The decision was made during a meeting chaired by Minister for Privatization and Chairman of the Privatization Commission, Abdul Aleem Khan. The board agreed to proceed with selecting financial advisors from a pre-qualified panel, a move aimed at ensuring transparency and efficiency in the privatization process.
A senior official from the Privatization Commission told “The News” that following the approval, requests for proposals (RFPs) will be sent to the shortlisted financial advisors. “Once the RFPs are issued, these advisors will submit their reports to the commission. These reports will be carefully reviewed, and the commission will select financial advisors for these proposed transactions based on the evaluations,” the official said.
ZTBL, Pakistan’s premier agricultural development bank, and the USC, a state-owned retail enterprise, have long been on the list of public-sector entities slated for privatization. The hiring of financial advisors will facilitate the technical evaluation and financial structuring necessary to move forward with the sale of these state-owned enterprises.
In addition to ZTBL and USC, the board also reviewed the hiring process of financial advisors for private sector participation in three electricity distribution companies (DISCOs): Gujranwala Electric Power Company (Gepco), Faisalabad Electric Supply Company (Fesco), and Islamabad Electric Supply Company (Iesco).
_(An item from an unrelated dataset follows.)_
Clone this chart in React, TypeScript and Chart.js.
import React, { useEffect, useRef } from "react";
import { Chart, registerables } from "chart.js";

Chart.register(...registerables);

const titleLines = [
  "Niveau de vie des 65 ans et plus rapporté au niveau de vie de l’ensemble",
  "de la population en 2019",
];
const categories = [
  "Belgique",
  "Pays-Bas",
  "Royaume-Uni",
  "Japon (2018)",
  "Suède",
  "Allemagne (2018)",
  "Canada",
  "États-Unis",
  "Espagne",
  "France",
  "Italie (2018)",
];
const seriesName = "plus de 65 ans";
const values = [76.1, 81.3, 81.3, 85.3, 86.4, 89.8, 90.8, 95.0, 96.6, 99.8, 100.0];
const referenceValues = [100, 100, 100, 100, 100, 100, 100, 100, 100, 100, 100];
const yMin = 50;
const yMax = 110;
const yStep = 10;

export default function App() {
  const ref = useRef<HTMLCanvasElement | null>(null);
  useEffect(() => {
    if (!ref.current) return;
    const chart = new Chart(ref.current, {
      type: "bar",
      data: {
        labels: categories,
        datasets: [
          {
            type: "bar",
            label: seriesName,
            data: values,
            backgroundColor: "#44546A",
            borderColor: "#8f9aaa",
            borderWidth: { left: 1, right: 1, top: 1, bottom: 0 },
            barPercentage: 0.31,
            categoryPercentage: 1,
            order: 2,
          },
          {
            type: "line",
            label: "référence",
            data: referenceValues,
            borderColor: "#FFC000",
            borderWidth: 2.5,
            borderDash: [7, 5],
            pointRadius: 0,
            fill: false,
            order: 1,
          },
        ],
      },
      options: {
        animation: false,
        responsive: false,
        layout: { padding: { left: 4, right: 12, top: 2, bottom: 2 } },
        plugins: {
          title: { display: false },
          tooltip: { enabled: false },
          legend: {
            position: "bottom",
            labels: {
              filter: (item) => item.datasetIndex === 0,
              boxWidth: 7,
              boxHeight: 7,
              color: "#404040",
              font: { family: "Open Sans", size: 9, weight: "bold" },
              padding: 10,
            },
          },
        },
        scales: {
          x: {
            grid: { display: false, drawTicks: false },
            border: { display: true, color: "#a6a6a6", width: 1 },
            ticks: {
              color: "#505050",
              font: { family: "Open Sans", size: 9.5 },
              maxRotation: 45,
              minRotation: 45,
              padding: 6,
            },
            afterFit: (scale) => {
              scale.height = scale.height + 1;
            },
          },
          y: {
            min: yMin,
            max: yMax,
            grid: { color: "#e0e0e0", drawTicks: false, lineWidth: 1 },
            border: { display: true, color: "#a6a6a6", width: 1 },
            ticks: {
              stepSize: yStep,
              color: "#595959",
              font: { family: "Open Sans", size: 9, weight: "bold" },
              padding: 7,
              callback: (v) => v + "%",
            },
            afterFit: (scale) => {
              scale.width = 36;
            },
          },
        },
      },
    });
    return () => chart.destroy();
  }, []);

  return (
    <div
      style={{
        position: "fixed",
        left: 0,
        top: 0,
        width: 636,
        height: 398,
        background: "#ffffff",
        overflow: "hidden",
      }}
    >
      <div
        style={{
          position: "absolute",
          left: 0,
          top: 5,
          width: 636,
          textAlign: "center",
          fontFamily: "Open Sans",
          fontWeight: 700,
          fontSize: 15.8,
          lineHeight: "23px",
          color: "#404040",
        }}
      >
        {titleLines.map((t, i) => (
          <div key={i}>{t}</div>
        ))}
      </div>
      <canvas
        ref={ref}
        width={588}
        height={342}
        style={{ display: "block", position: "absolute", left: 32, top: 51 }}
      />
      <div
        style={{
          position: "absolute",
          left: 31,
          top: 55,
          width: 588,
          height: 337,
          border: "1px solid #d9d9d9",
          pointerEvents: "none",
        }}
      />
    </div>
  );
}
These DISCOs have faced mounting financial and operational challenges, and privatization has been suggested as a solution to improve their efficiency and service delivery.
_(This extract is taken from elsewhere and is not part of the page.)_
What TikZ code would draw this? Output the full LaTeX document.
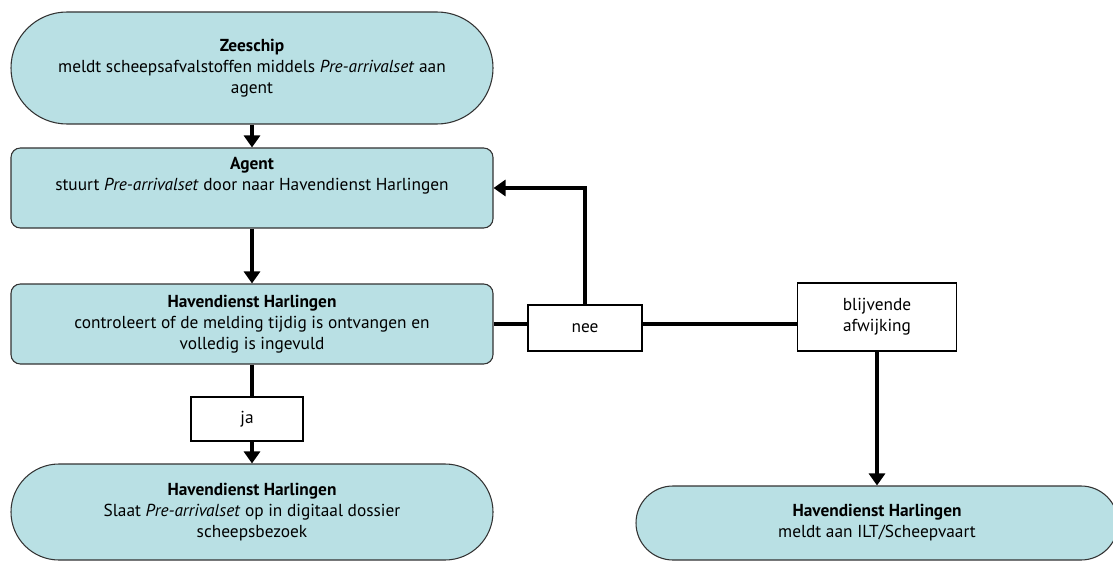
\documentclass[tikz,border=0pt]{standalone}
\usepackage{fontspec}
\setmainfont{PT Sans}
\usetikzlibrary{arrows.meta}
\definecolor{tealfill}{HTML}{B9E0E4}

\begin{document}
\begin{tikzpicture}[x=0.75pt,y=-0.75pt,
    every node/.style={font=\fontsize{13}{15.8}\selectfont, align=center},
    stap/.style={draw=black!80, line width=0.8pt, fill=tealfill, inner sep=0pt, minimum width=361.5pt},
    keuze/.style={draw=black, line width=1.1pt, fill=white, inner sep=0pt},
    lijn/.style={line width=3.4pt},
    pijl/.style={line width=3.4pt, -{Triangle[length=9pt,width=12pt]}}]
    \useasboundingbox (0,0) rectangle (1113,563);

    % Processtappen
    \node[stap, minimum height=84pt, rounded corners=42pt] (zee) at (252,68)
        {\textbf{Zeeschip}\\ meldt scheepsafvalstoffen middels \textit{Pre-arrivalset} aan\\ agent};
    \node[stap, minimum height=60pt, rounded corners=7pt] (agent) at (252,188)
        {\textbf{Agent}\\ stuurt \textit{Pre-arrivalset} door naar Havendienst Harlingen\\ \strut};
    \node[stap, minimum height=60pt, rounded corners=7pt] (hh1) at (252,324)
        {\textbf{Havendienst Harlingen}\\ controleert of de melding tijdig is ontvangen en\\ volledig is ingevuld};
    \node[stap, minimum height=72pt, rounded corners=36pt] (dossier) at (252,512)
        {\textbf{Havendienst Harlingen}\\ Slaat \textit{Pre-arrivalset} op in digitaal dossier\\ scheepsbezoek};
    \node[stap, minimum height=55.5pt, rounded corners=27.75pt] (ilt) at (877,523)
        {\textbf{Havendienst Harlingen}\\ meldt aan ILT/Scheepvaart};

    % Keuzes
    \node[keuze, minimum width=84pt, minimum height=33pt] (ja) at (247,419) {ja};
    \node[keuze, minimum width=85.5pt, minimum height=34.5pt] (nee) at (585,328) {nee};
    \node[keuze, minimum width=119pt, minimum height=51pt] (blijv) at (877,317) {blijvende\\ afwijking};

    % Verbindingen
    \draw[pijl] (zee) -- (agent);
    \draw[pijl] (agent) -- (hh1);
    \draw[lijn] (hh1.south) -- (hh1.south |- ja.north);
    \draw[pijl] (ja.south -| hh1.south) -- (dossier.north);
    \draw[lijn] (hh1.east) -- (hh1.east -| nee.west);
    \draw[pijl] (nee.north) |- (agent.east);
    \draw[lijn] (nee.east |- hh1.east) -- (blijv.west |- hh1.east);
    \draw[pijl] (blijv.south) -- (ilt.north);
\end{tikzpicture}
\end{document}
The Privatization Commission Board considered a report from its evaluation committee and decided to move forward with hiring financial advisors from the same pre-qualified panel. The process will follow the guidelines established under Regulation 3(2)(c) of the Privatization Commission (Hiring of Financial Advisers) Regulations, 2018.
However, uncertainty persists regarding the fate of the USC. During a Senate Standing Committee meeting on Industries and Production held last Friday, top officials from the Ministry of Industries and Production, along with the managing director of the USC, expressed confusion over whether the government plans to privatize the corporation or restructure it. This uncertainty has left USC employees and stakeholders unclear about the future of the organization.
Despite the lack of clarity surrounding the USC’s privatisation, the government appears committed to pushing forward with its broader privatisation agenda. The government’s privatization program, aimed at improving public sector efficiency and raising funds, has been a focal point of its economic reform agenda. The hiring of financial advisors represents the next critical phase in this process.